Dive Brief:
- PVH posted first quarter 2026 revenue of $2 billion, up 2% year over year, but revised its full year outlook to approximately flat, down from a previous forecast of slightly up, per a Wednesday news release. Tommy Hilfiger revenue was up 2.8% and Calvin Klein grew 1%.
- On a Thursday call with analysts, CEO Stefan Larsson said the company “did not include the prolonged effects of the Middle East conflict in our original guidance.” He said the company expects to feel the effects of the war in Iran “for the full 3-month period in the second quarter as well as through the back half of this year.”
- The company forecast a Q2 2026 revenue decline of between 3% and 4% year over year. PVH shares fell 20% to $78.16 on Thursday as a result, and subsequently the company closed the day with a $3.6 billion market cap.
Dive Insight:
PVH has been working on a turnaround for several years, with mixed results. Its strategic PVH+ Plan, announced in 2022, was intended to drive growth across its two flagship brands and improve digital and DTC profitability. The projection was a total revenue target of $12.5 billion by 2025, but the company is lagging behind that promise. In March, PVH posted a full fiscal 2025 revenue increase of 3% year over year to $8.95 billion.
Meanwhile, the company said its first quarter of 2026 was significantly impacted by the Iran war.

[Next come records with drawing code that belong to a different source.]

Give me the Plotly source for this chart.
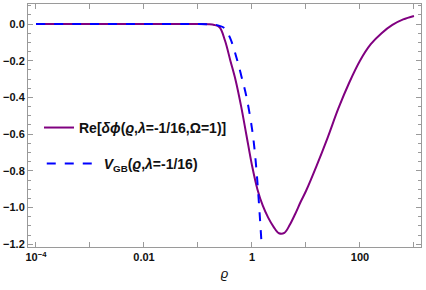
import plotly.graph_objects as go

# Re[delta phi] curve (purple)
rho_re = [1e-4, 1e-3, 1e-2, 0.1, 0.158, 0.200, 0.251, 0.316, 0.398, 0.501, 0.631, 0.794,
          1.0, 1.259, 1.585, 1.995, 2.512, 3.162, 3.981, 5.012, 6.310, 7.943, 10.0,
          15.85, 25.12, 39.81, 63.10, 100, 158.5, 251.2, 398.1, 631.0, 1000]
val_re = [0.0, 0.0, 0.0, 0.0, -0.001, -0.005, -0.018, -0.09, -0.2, -0.31, -0.45, -0.61,
          -0.77, -0.9, -0.99, -1.055, -1.105, -1.14, -1.138, -1.094, -1.035, -0.97, -0.91,
          -0.77, -0.62, -0.46, -0.32, -0.2, -0.11, -0.05, -0.005, 0.025, 0.044]

# V_GB curve (blue dashed)
rho_v = [1e-4, 1e-3, 1e-2, 0.1, 0.158, 0.200, 0.251, 0.316, 0.398, 0.501, 0.631, 0.794,
         1.0, 1.122, 1.259, 1.413, 1.585]
val_v = [0.0, 0.0, 0.0, 0.0, -0.001, -0.003, -0.01, -0.025, -0.08, -0.17, -0.28, -0.40,
         -0.57, -0.69, -0.86, -1.07, -1.31]

x_tickvals = [1e-4, 1e-3, 1e-2, 1e-1, 1, 10, 100, 1000]
x_ticktext = ["10<sup>−4</sup>", "", "0.01", "", "1", "", "100", ""]
y_tickvals = [0.0, -0.2, -0.4, -0.6, -0.8, -1.0, -1.2]

name_re = "Re[<i>δϕ</i>(<i>ϱ</i>,<i>λ</i>=-1/16,Ω=1)]"
name_v = "<i>V</i><sub>GB</sub>(<i>ϱ</i>,<i>λ</i>=-1/16)"

fig = go.Figure()
fig.add_trace(go.Scatter(x=rho_re, y=val_re, mode="lines", name=name_re,
                         legend="legend",
                         line=dict(color="#800080", width=2, shape="spline", smoothing=1.0)))
fig.add_trace(go.Scatter(x=rho_v, y=val_v, mode="lines", name=name_v,
                         legend="legend2",
                         line=dict(color="#0000ff", width=2, dash="dash", shape="spline", smoothing=1.0)))

axis_col = "#9a9a9a"
tickfont = dict(family="Liberation Sans, Arial, sans-serif", size=11, color="#111", weight="bold")
legfont = dict(family="Liberation Sans, Arial, sans-serif", size=14, color="#111", weight="bold")

fig.update_layout(
    width=426, height=290,
    margin=dict(l=28, r=5, t=4, b=43),
    paper_bgcolor="white", plot_bgcolor="white",
    showlegend=True,
    legend=dict(x=0.028, y=0.49, xanchor="left", yanchor="middle",
                bgcolor="rgba(0,0,0,0)", font=legfont),
    legend2=dict(x=0.035, y=0.342, xanchor="left", yanchor="middle", itemwidth=52,
                 bgcolor="rgba(0,0,0,0)", font=legfont),
    xaxis=dict(type="log", range=[-4.148, 3.13], automargin=False,
               tickvals=x_tickvals, ticktext=x_ticktext,
               ticks="inside", ticklen=5, tickcolor=axis_col,
               showline=True, linecolor=axis_col, linewidth=1, mirror="ticks",
               showgrid=False, zeroline=False, tickfont=tickfont,
               title=dict(text="<i>ϱ</i>", standoff=6,
                          font=dict(family="Liberation Sans, Arial, sans-serif", size=13, color="#111"))),
    yaxis=dict(range=[-1.215, 0.109], tickvals=y_tickvals, tickformat=".1f", automargin=False,
               ticks="inside", ticklen=5, tickcolor=axis_col,
               minor=dict(dtick=0.05, tick0=0, ticks="inside", ticklen=3, tickcolor=axis_col),
               showline=True, linecolor=axis_col, linewidth=1, mirror="ticks",
               showgrid=False, zeroline=False, tickfont=tickfont),
)

fig.write_html("out.html", config={"displayModeBar": False},
               post_script="document.body.style.margin='0';")
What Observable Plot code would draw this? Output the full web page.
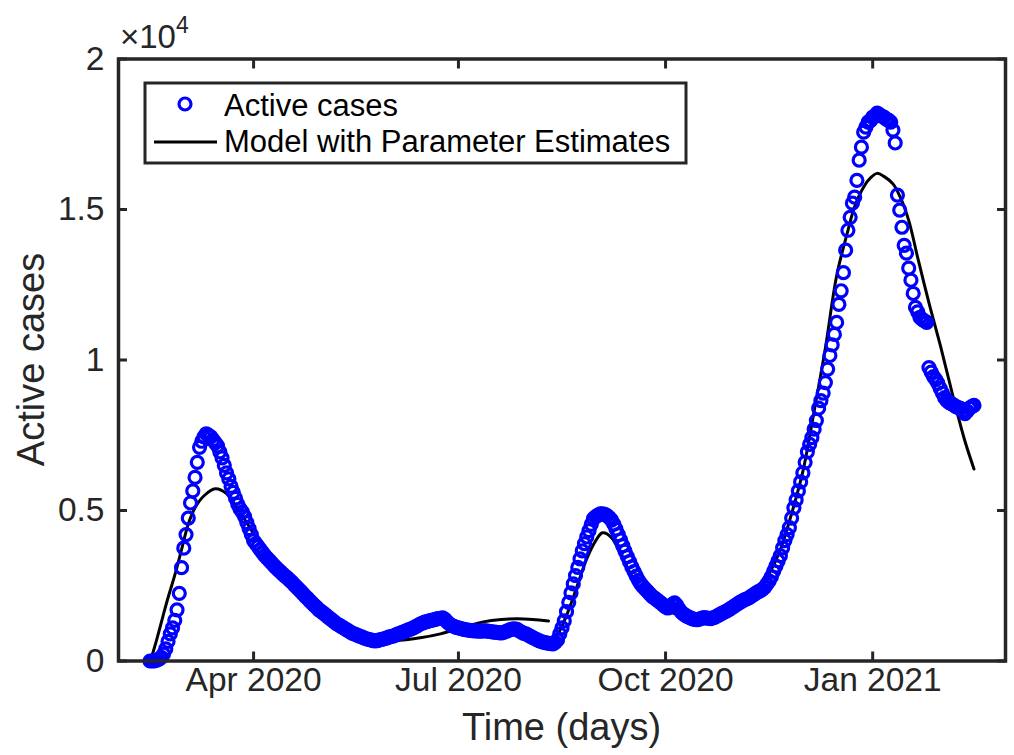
<!DOCTYPE html>
<html>
<head>
<meta charset="utf-8">
<script src="https://cdn.jsdelivr.net/npm/d3@7"></script>
<script src="https://cdn.jsdelivr.net/npm/@observablehq/plot@0.6"></script>
<style>
  html, body { margin: 0; padding: 0; background: #fff; }
  #chart { width: 1014px; height: 755px; }
</style>
</head>
<body>
<div id="chart"></div>
<script>
// Daily active cases, starting on firstDay
const firstDay = "2020-02-15";
const activeCases = [
  0, 0, 0, 30, 60, 120, 230, 400, 650, 900,
  1100, 1350, 1700, 2250, 3100, 3750, 4200, 4750, 5250, 5650,
  6100, 6600, 7100, 7300, 7450, 7550, 7500, 7450, 7350, 7250,
  7150, 6950, 6750, 6500, 6250, 6050, 5800, 5600, 5400, 5200,
  5050, 4950, 4800, 4600, 4400, 4200, 4000, 3900, 3800, 3700,
  3600, 3500, 3420, 3340, 3260, 3180, 3100, 3030, 2960, 2890,
  2820, 2760, 2690, 2620, 2540, 2460, 2390, 2310, 2230, 2150,
  2080, 2000, 1920, 1850, 1780, 1700, 1650, 1590, 1530, 1470,
  1410, 1350, 1290, 1230, 1190, 1140, 1100, 1050, 1010, 960,
  920, 890, 860, 830, 800, 770, 740, 720, 700, 680,
  670, 680, 700, 720, 740, 760, 790, 810, 830, 860,
  890, 920, 950, 980, 1010, 1040, 1070, 1100, 1140, 1180,
  1230, 1260, 1290, 1310, 1330, 1350, 1370, 1390, 1410, 1420,
  1430, 1380, 1300, 1230, 1180, 1150, 1120, 1100, 1080, 1060,
  1040, 1030, 1020, 1010, 1000, 1000, 990, 990, 1000, 1000,
  990, 980, 970, 960, 950, 940, 930, 950, 980, 1010,
  1040, 1060, 1070, 1050, 1000, 960, 920, 900, 860, 820,
  780, 740, 700, 670, 640, 620, 600, 590, 580, 570,
  620, 700, 900, 1100, 1330, 1640, 1950, 2260, 2560, 2840,
  3110, 3390, 3660, 3900, 4120, 4330, 4540, 4730, 4800, 4850,
  4890, 4890, 4870, 4830, 4760, 4680, 4550, 4380, 4200, 4020,
  3830, 3650, 3470, 3300, 3130, 2970, 2820, 2680, 2560, 2470,
  2390, 2310, 2230, 2150, 2100, 2040, 1980, 1920, 1860, 1800,
  1760, 1800, 1880, 1930, 1850, 1720, 1620, 1560, 1510, 1470,
  1430, 1400, 1380, 1370, 1390, 1420, 1440, 1430, 1420, 1410,
  1430, 1460, 1500, 1540, 1580, 1620, 1660, 1700, 1750, 1800,
  1850, 1900, 1950, 1990, 2030, 2060, 2100, 2150, 2200, 2250,
  2300, 2330, 2380, 2450, 2550, 2660, 2800, 2980, 3150, 3330,
  3500, 3760, 4000, 4200, 4430, 4750, 5090, 5350, 5650, 5950,
  6250, 6600, 6950, 7200, 7420, 7700, 7990, 8400, 8650, 8900,
  9250, 9700, 10150, 10500, 10850, 11250, 11850, 12300, 12900, 13650,
  14310, 14740, 15210, 15410, 15970, 16640, 17070, 17570, 17740, 17900,
  17950, 18070, 18100, 18200, 18150, 18100, 18070, 18000, 17970, 17900,
  17640, 17210, 15480, 14980, 14410, 13810, 13550, 13050, 12650, 12210,
  11750, 11600, 11420, 11350, 11300, 11250, 9750, 9600, 9450, 9350,
  9220, 9050, 8900, 8750, 8650, 8580, 8550, 8500, 8450, 8420,
  8390, 8300, 8220, 8300, 8400, 8450, 8490
];

// Fitted model, first wave (day offsets from firstDay and values)
const modelDays1 = [1, 3, 6, 8, 11, 14, 17, 20, 24, 29, 34, 39, 45, 50, 55, 60, 65, 70, 75, 80,
  85, 90, 95, 100, 105, 111, 120, 129, 138, 148, 156, 163, 170, 177];
const modelValues1 = [200, 720, 1560, 2100, 2850, 3700, 4550, 5090, 5490, 5720, 5560, 5060, 4350, 3800, 3300, 2880, 2480, 2100, 1760, 1460,
  1220, 1020, 870, 770, 710, 690, 770, 900, 1100, 1300, 1380, 1400, 1380, 1330];

// Fitted model, later waves
const modelDays2 = [178, 182, 186, 190, 194, 198, 201, 205, 210, 215, 220, 225, 230, 240, 250, 255, 260, 265, 270, 275,
  280, 285, 290, 295, 300, 305, 310, 313, 317, 320, 323, 326, 330, 333, 337, 341, 346, 351, 355, 358, 362, 366];
const modelValues2 = [550, 1000, 1700, 2550, 3400, 4000, 4260, 4100, 3400, 2700, 2200, 1850, 1650, 1450, 1420, 1480, 1650, 1950, 2330, 2900,
  3700, 4900, 6300, 8300, 10400, 12800, 14300, 15100, 15750, 16050, 16200, 16100, 15850, 15450, 14640, 13400, 11900, 10500, 9300, 8400, 7300, 6380];

const xTicks = ["2020-04-01", "2020-07-01", "2020-10-01", "2021-01-01"];
const xTickLabels = ["Apr 2020", "Jul 2020", "Oct 2020", "Jan 2021"];
const yTicks = [0, 5000, 10000, 15000, 20000];
const yTickLabels = ["0", "0.5", "1", "1.5", "2"];
const seriesNames = ["Active cases", "Model with Parameter Estimates"];
const xLabel = "Time (days)";
const yLabel = "Active cases";

const ink = "#262626";
const blue = "#0000ff";
const font = "'Liberation Sans', Arial, Helvetica, sans-serif";

const start = new Date(firstDay);
const dayOf = i => d3.utcDay.offset(start, i);
const observed = activeCases.map((v, i) => ({date: dayOf(i), value: v}));
const model = [
  ...modelDays1.map((d, i) => ({date: dayOf(d), value: modelValues1[i], part: 1})),
  ...modelDays2.map((d, i) => ({date: dayOf(d), value: modelValues2[i], part: 2}))
];
const tickDates = xTicks.map(s => new Date(s));
const xFmt = d => xTickLabels[tickDates.findIndex(t => +t === +d)];
const yFmt = d => yTickLabels[yTicks.indexOf(d)];

const W = 1014, H = 755;
const m = {left: 118, right: 9, top: 58.5, bottom: 94.5};

// inward tick marks on all four sides of the box
const tickStyle = {stroke: ink, strokeWidth: 3, tickSize: -9, tickFormat: () => "", label: null};

const chart = Plot.plot({
  width: W,
  height: H,
  marginLeft: m.left,
  marginRight: m.right,
  marginTop: m.top,
  marginBottom: m.bottom,
  style: {fontFamily: font, background: "#fff", color: ink, overflow: "visible"},
  x: {type: "utc", domain: [new Date("2020-02-01"), new Date("2021-03-01")]},
  y: {domain: [0, 20000]},
  marks: [
    Plot.line(model, {x: "date", y: "value", z: "part", stroke: "#000", strokeWidth: 3, curve: "catmull-rom"}),
    Plot.dot(observed, {x: "date", y: "value", r: 6, stroke: blue, strokeWidth: 3.2, fill: "none"}),
    Plot.axisX(tickDates, {anchor: "bottom", ...tickStyle}),
    Plot.axisX(tickDates, {anchor: "top", ...tickStyle}),
    Plot.axisY(yTicks, {anchor: "left", ...tickStyle}),
    Plot.axisY(yTicks, {anchor: "right", ...tickStyle}),
    Plot.axisX(tickDates, {anchor: "bottom", tickSize: 0, tickPadding: 6, tickFormat: xFmt, fontSize: 33.5, fill: ink, label: null}),
    Plot.axisY(yTicks, {anchor: "left", tickSize: 0, tickPadding: 14, tickFormat: yFmt, fontSize: 33.5, fill: ink, label: null}),
    Plot.frame({stroke: ink, strokeWidth: 3.5})
  ]
});

document.getElementById("chart").appendChild(chart);

// Exponent, axis titles and legend drawn into the same SVG
const svg = d3.select(chart);
const cx = (m.left + W - m.right) / 2;
const cy = (m.top + H - m.bottom) / 2;

const expo = svg.append("text")
  .attr("x", 120).attr("y", 48)
  .attr("text-anchor", "start")
  .attr("fill", ink).attr("font-family", font).attr("font-size", 33);
expo.append("tspan").text("\u00d710");
expo.append("tspan").attr("font-size", 23).attr("dy", -15).text("4");

svg.append("text")
  .attr("x", cx).attr("y", 740)
  .attr("text-anchor", "middle")
  .attr("fill", ink).attr("font-family", font).attr("font-size", 38)
  .text(xLabel);

svg.append("text")
  .attr("transform", `translate(44,${cy}) rotate(-90)`)
  .attr("text-anchor", "middle")
  .attr("fill", ink).attr("font-family", font).attr("font-size", 38)
  .text(yLabel);

const lg = svg.append("g");
lg.append("rect")
  .attr("x", 145).attr("y", 83).attr("width", 541).attr("height", 80)
  .attr("fill", "#fff").attr("stroke", ink).attr("stroke-width", 3);
lg.append("circle")
  .attr("cx", 185).attr("cy", 104).attr("r", 6)
  .attr("fill", "none").attr("stroke", blue).attr("stroke-width", 3.2);
lg.append("line")
  .attr("x1", 154).attr("x2", 217).attr("y1", 142).attr("y2", 142)
  .attr("stroke", "#000").attr("stroke-width", 3);
lg.selectAll("text.entry").data(seriesNames).join("text")
  .attr("class", "entry")
  .attr("x", 224).attr("y", (d, i) => 116 + i * 36)
  .attr("text-anchor", "start")
  .attr("fill", "#000").attr("font-family", font).attr("font-size", 31)
  .text(d => d);
</script>
</body>
</html>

“[T]he prolonged effects of the Middle East conflict, now extending beyond the third month … is putting increasing pressure on our EMEA business in three ways,” Larsson said. “First, our direct Middle East business is seeing notably lower wholesale demand. Second, we have seen a knock-on effect in Turkey as reduced tourism and macro factors weigh on demand there. And third, we are seeing a broader macro effect on consumer purchasing behavior in the EMEA region, including the effects of higher fuel costs, which is leading to lower consumer sentiment and fewer drives to stores.”
First quarter revenue for EMEA increased 2%, but Larsson said PVH now expects revenue for the region, which represents nearly 47% of the company’s total revenue, “will decrease mid-single digits in constant currency versus last year.” In the Americas, revenue declined 1% for the first quarter, which the company attributed to a decrease in the wholesale business that offset direct-to-consumer growth.
In APAC, Q1 revenue increased 10% year over year, due in part to the Lunar New Year, which didn’t impact Q1 sales in 2025 due to calendar shifts. Larsson said PVH’s outlook for the Americas and APAC remained unchanged.
Meanwhile, PVH updated its tariff outlook. The forecast now assumes a negative impact from the blended rate of 15% tariff rate on goods coming into the U.S., and a positive impact from the approximately $100 million benefit to EBIT that will come from tariff refunds that weren’t calculated in the company’s previous guidance.
Nonetheless, Larsson said the only thing that has changed from last year’s Q1 to now is “the prolonged effect of the war,” adding, “we then take a prudent outlook and say we will most likely live with these effects for the rest of Q2 and the rest of the year.”